Without a hint of sarcasm or hesitation, he says, "No. YOU are."
DING, DING, DING. Give the man-to-be a prize. He's right! I was being annoying. Helen Reddy was nowhere to be found, probably recording another catchy, offensive tune somewhere in Canada.
Which brings up a good point for ALL taxi-driver Moms everywhere: shouldn't we have carte blanche to do what we want in our roadsters? I mean, given the number of miles we log, with no remuneration, aren't we entitled to a little stress-induced, Helen Reddy-producing reaction every once in a blue moon? It's not like we're dragging our families to karaoke night every Tuesday at Sushi To Go to sing "Like a Virgin".
I'm not sure this query has a good answer. All I know is that, in my golden years, I'm getting a two-seater convertible, so when I get the urge to sing, I can throw the top back and belt it out. Since my only passenger will be my purse*******, I'm going where I want to go.
Hopefully, my voice won't cause birds to spontaneously combust and fall to the Earth in rain showers of death.

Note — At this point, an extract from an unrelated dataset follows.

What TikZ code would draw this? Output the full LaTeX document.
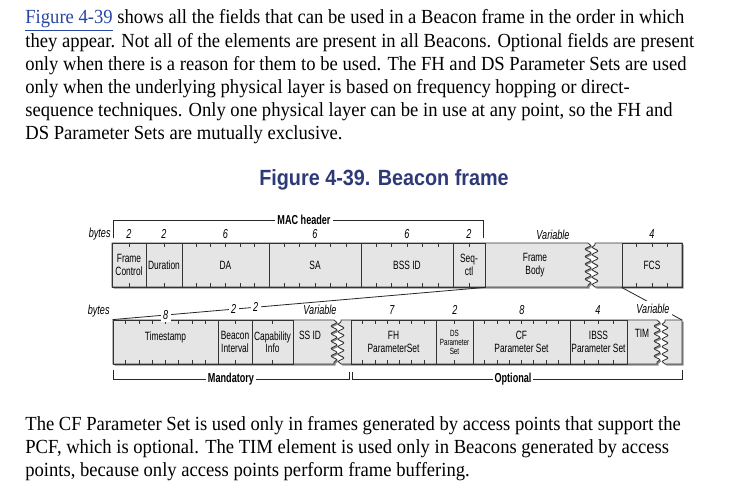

And, if I'm REALLY lucky, by then I'll have long forgetten Helen's insidious, evil refrain.
*If the little darlings had their way it would be later. But, darn, they need their beauty sleep.
**I like to listen to preacher's preach when I drive. Keeps me from killing rude commuters who can't have any place more important to go than I.
***Which the babe, being of the age of imitation, would have shown the church secretary AND the Bishop.
****QUICK! Sing something, anything, else before the abhorrent lyrics get stuck in your brain and you can't help but sing it to yourself!
*****With as much gusto as a wanna-be contestant auditioning for American Idol.
******Did I mention I don't sing well?
*******Which will contain only a credit card, lipstick and non-sucked-upon mints. Oh, and Mike wants it known that he'll have his OWN convertible. But no purse.